L’honneur perdu d’Enrico Lunghi

La démission du directeur du Mudam ne sera pas le dernier rebondissement dans ce feuilleton désolant et provincial qui met face à face deux approches de la notion de culture opposées.

983lunghi_itwIls l’auront eu par l’usure. Si l’affaire « Lunghi contre Schram » était la – grosse – goutte qui a fait déborder le vase, celui-ci était déjà bien rempli depuis longtemps. Si on voulait établir le commencement des déboires d’Enrico Lunghi avec certains tenants de la scène culturelle et politique du pays, l’année 2001 pourrait constituer une date charnière. Pour l’exposition conjointe entre le Casino et le musée d’Histoire de la Ville de Luxembourg « Luxembourg, les Luxembourgeois », le Casino décide d’exposer la sculpture « Lady Rosa of Luxembourg », de l’artiste croate Sanja Ivekovic. Le scandale de cette « Gëlle Fra » bis, les polémiques déclenchées par des innombrables lettres à la rédaction de Luxembourgeois patriotes avaient, à l’époque, ouvert un fossé impossible à combler depuis. Lunghi avait été au cœur de la bataille – et certaines forces politiques ont la mémoire longue. Le micro-scandale autour des machines « Cloaca » de Wim Delvoye l’a montré.

Après la démission de Marie-Claude Beaud à la tête du Mudam, Lunghi savait pertinemment que si sa candidature pour le poste était retenue, ce ne serait pas une partie de plaisir. Pourtant, ce n’est qu’à partir du drame qui a entouré le renouvellement de son poste que le public s’est définitivement rendu compte de l’isolement du directeur du musée d’art contemporain. Ni le gouvernement, ni son conseil d’administration ou le comité de gestion qu’on lui avait mis dans la nuque ne le soutenaient ouvertement. Au contraire, en effectuant des coupes dans le budget prévu pour les acquisitions – dans le contexte du « Zukunftspak » -, on lui avait carrément coupé l’herbe sous les pieds. Un musée qui n’a pas les moyens de collectionner, ne peut pas avancer – n’en déplaise à certains politiques bornés, ne reconnaissant pas le statut que le Mudam a su atteindre à l’international malgré son jeune âge. S’y ajoute qu’en tant que directeur du Mudam, l’ire populaire contre la construction très coûteuse du bâtiment s’est reportée sur son directeur – même s’il n’y pouvait rien.

Tragi-comédie provinciale

Vu ce contexte défavorable, on se demande comment Enrico Lunghi a pu tenir jusque là. Et on comprend mieux pourquoi il vient de jeter l’éponge. Car s’il s’avérait que RTL ait vraiment procédé à un montage – et aurait donc truqué la bande-son et les images, de façon à mettre en scène un incident qui ne s’est pas déroulé ainsi en réalité – cela ne serait pas qu’une infamie qui souillerait le métier de journaliste. Ce serait aussi un délit. En tout cas, si Enrico Lunghi est sûr de son coup au point de déposer plainte, il joue gros.
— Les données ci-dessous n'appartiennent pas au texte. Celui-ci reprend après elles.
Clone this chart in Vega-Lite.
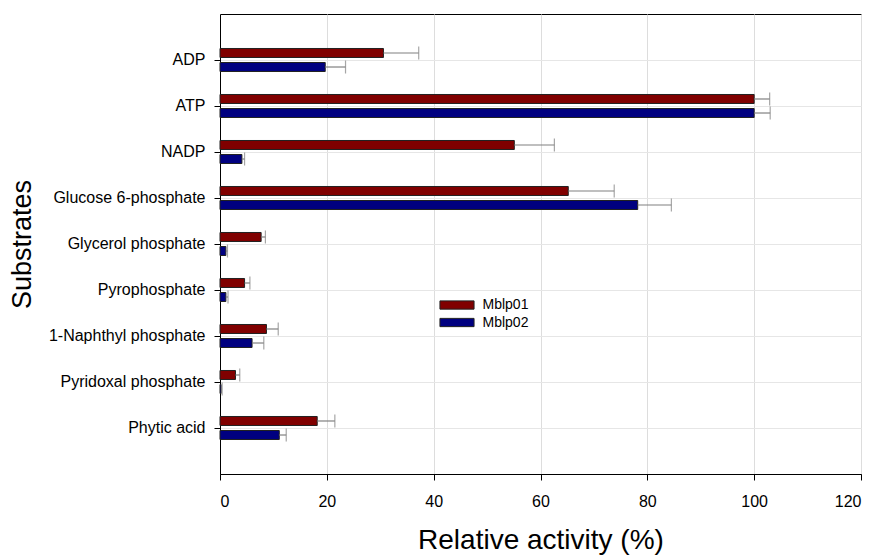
{
  "$schema": "https://vega.github.io/schema/vega-lite/v6.json",
  "autosize": {"type": "none"},
  "padding": {"left": 220, "top": 14, "right": 16, "bottom": 81},
  "width": 641,
  "height": 460,
  "config": {
    "font": "Liberation Sans",
    "view": {"stroke": "#000000", "strokeWidth": 1},
    "axis": {
      "domainColor": "#000000",
      "tickColor": "#000000",
      "gridColor": "#dddddd",
      "labelColor": "#000000",
      "titleColor": "#000000",
      "labelFontSize": 16,
      "titleFontWeight": "normal",
      "tickSize": 6
    }
  },
  "data": {
    "values": [
      {"Substrate": "ADP", "Enzyme": "Mblp01", "value": 30.6, "hi": 37.2},
      {"Substrate": "ADP", "Enzyme": "Mblp02", "value": 19.7, "hi": 23.5},
      {"Substrate": "ATP", "Enzyme": "Mblp01", "value": 100, "hi": 102.9},
      {"Substrate": "ATP", "Enzyme": "Mblp02", "value": 100, "hi": 103},
      {"Substrate": "NADP", "Enzyme": "Mblp01", "value": 55.1, "hi": 62.6},
      {"Substrate": "NADP", "Enzyme": "Mblp02", "value": 4.1, "hi": 4.6},
      {"Substrate": "Glucose 6-phosphate", "Enzyme": "Mblp01", "value": 65.2, "hi": 73.8},
      {"Substrate": "Glucose 6-phosphate", "Enzyme": "Mblp02", "value": 78.2, "hi": 84.5},
      {"Substrate": "Glycerol phosphate", "Enzyme": "Mblp01", "value": 7.7, "hi": 8.5},
      {"Substrate": "Glycerol phosphate", "Enzyme": "Mblp02", "value": 1.1, "hi": 1.4},
      {"Substrate": "Pyrophosphate", "Enzyme": "Mblp01", "value": 4.6, "hi": 5.6},
      {"Substrate": "Pyrophosphate", "Enzyme": "Mblp02", "value": 1.1, "hi": 1.5},
      {"Substrate": "1-Naphthyl phosphate", "Enzyme": "Mblp01", "value": 8.7, "hi": 10.9},
      {"Substrate": "1-Naphthyl phosphate", "Enzyme": "Mblp02", "value": 6.0, "hi": 8.2},
      {"Substrate": "Pyridoxal phosphate", "Enzyme": "Mblp01", "value": 2.9, "hi": 3.7},
      {"Substrate": "Pyridoxal phosphate", "Enzyme": "Mblp02", "value": 0.2, "hi": 0.4},
      {"Substrate": "Phytic acid", "Enzyme": "Mblp01", "value": 18.2, "hi": 21.5},
      {"Substrate": "Phytic acid", "Enzyme": "Mblp02", "value": 11.1, "hi": 12.4}
    ]
  },
  "encoding": {
    "y": {
      "field": "Substrate",
      "type": "nominal",
      "sort": null,
      "scale": {"paddingInner": 0, "paddingOuter": 0.5},
      "axis": {"title": "Substrates", "titleFontSize": 27, "labelPadding": 9, "titlePadding": 12, "grid": true, "gridColor": "#e6e6e6", "bandPosition": 0.5}
    },
    "yOffset": {
      "field": "Enzyme",
      "type": "nominal",
      "scale": {"paddingInner": 0.357, "paddingOuter": 0.82}
    }
  },
  "layer": [
    {
      "mark": {"type": "bar", "stroke": "#222222", "strokeWidth": 1},
      "encoding": {
        "x": {
          "field": "value",
          "type": "quantitative",
          "scale": {"domain": [0, 120], "nice": false},
          "axis": {"title": "Relative activity (%)", "titleFontSize": 28, "values": [0, 20, 40, 60, 80, 100, 120], "labelPadding": 13, "titlePadding": 17, "grid": true}
        },
        "color": {
          "field": "Enzyme",
          "type": "nominal",
          "scale": {"domain": ["Mblp01", "Mblp02"], "range": ["#800000", "#000080"]},
          "legend": {
            "title": null,
            "orient": "none",
            "legendX": 230,
            "legendY": 284,
            "symbolType": "M-3.1,-0.75H3.1V0.75H-3.1Z",
            "symbolSize": 121,
            "symbolStrokeColor": "#222222",
            "symbolStrokeWidth": 1,
            "symbolOpacity": 1,
            "labelFontSize": 14,
            "labelColor": "#000000",
            "rowPadding": 3.5,
            "labelOffset": 18.5
          }
        }
      }
    },
    {
      "mark": {"type": "rule", "color": "#808080", "strokeWidth": 1.2},
      "encoding": {
        "x": {"field": "value", "type": "quantitative"},
        "x2": {"field": "hi"}
      }
    },
    {
      "mark": {"type": "tick", "color": "#808080", "thickness": 1.2, "size": 13, "orient": "vertical"},
      "encoding": {
        "x": {"field": "hi", "type": "quantitative"}
      }
    }
  ]
}
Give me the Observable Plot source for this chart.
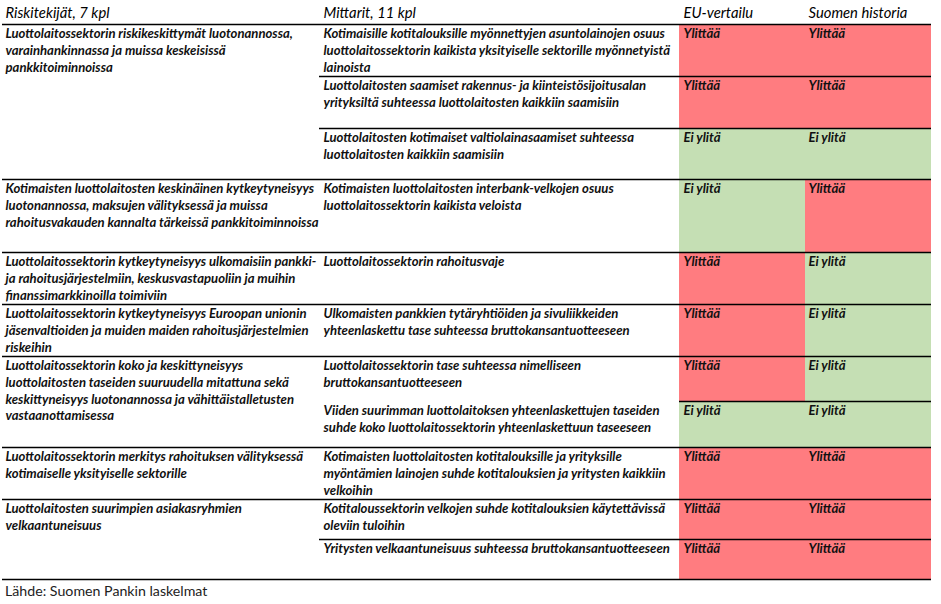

Mais ce n’est pas uniquement RTL qui fait mauvaise figure dans cette tragi-comédie provinciale. C’est aussi le conseil d’administration, sa présidente, la princesse Stéphanie, le comité de gestion et surtout le ministre de la Culture Xavier Bettel, qui sont à mettre en cause. Selon les dires de Lunghi dans la lettre envoyée au Cimam (International Comittee for Museums and Collections of Modern Art – une plateforme de directeurs de musées et de collections membre de l’Icom, le International Council of Museums, la grande fédération mondiale des musées), ni la politique, ni le conseil d’administration n’auraient essayé d’entendre sa version des faits avant de le condamner.

Si le geste envers Sophie Schram reste condamnable, il semble désormais clair qu’il s’agissait d’un piège dans lequel Lunghi est tombé. Et un ministre de la Culture devrait, surtout connaissant les antécédents, réfléchir deux fois avant de se presser devant les micros de la presse pour condamner le directeur du Mudam – sans lui avoir donné la possibilité de s’exprimer sur les faits. Gageons que ce lâchage va encore coûter cher à Xavier Bettel, du moins en termes de popularité dans les milieux artistiques. En tout cas, le Cimam a déjà pris position en condamnant les attaques contre Lunghi, les qualifiant même d’ « antidémocratiques ».